= Metope (mythology) =

Nymph in Greek mythology

In Greek mythology, Metope (/mᵻˈtoʊpiː/; Μετώπη) may refer to the following:

- Metope, the Arcadian naiad daughter of the river god Ladon, thus sister to Daphne. Her waters were near the town of Stymphalus in the Peloponnesus. She married the river god Asopus by whom she had several (either 12 or 20) daughters, including Aegina, Salamis, Thebe, Corcyra, Tanagra, Thespia, Cleone, Sinope, Peirene, Asopis, Ornea, Chalcis, Harpina and Ismene; and sons, including Pelagon (Pelasgus) and Ismenus. The question of the exact parentage of these children of Asopus is very vague.
- Metope, a daughter of the above Asopus in some accounts.
- Metope, consort of the river god Sangarius.
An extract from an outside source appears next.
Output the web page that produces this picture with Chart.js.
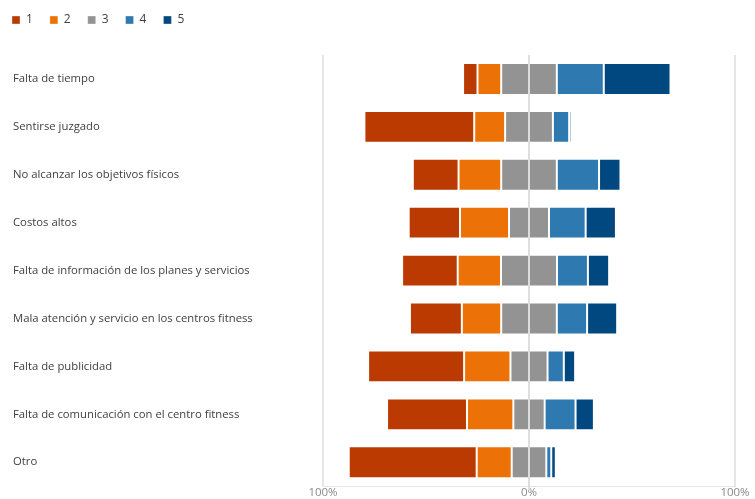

Some say these were the possible parents of Hecuba. She may be identical or different from the above Metope.
- Metope, an Epirotan princess as the daughter of King Echetus. She had an intrigue with a lover and as a punishment her father mutilated the lover and blinded Metope by piercing her eyes with bronze needles. He then incarcerated her in a tower and gave her grains of bronze, promising that she would regain her sight when she had ground these grains into flour. Eustathius and the scholia on this passage call the daughter and her lover Amphissa and Aechmodicus (Αἰχμόδικος) respectively.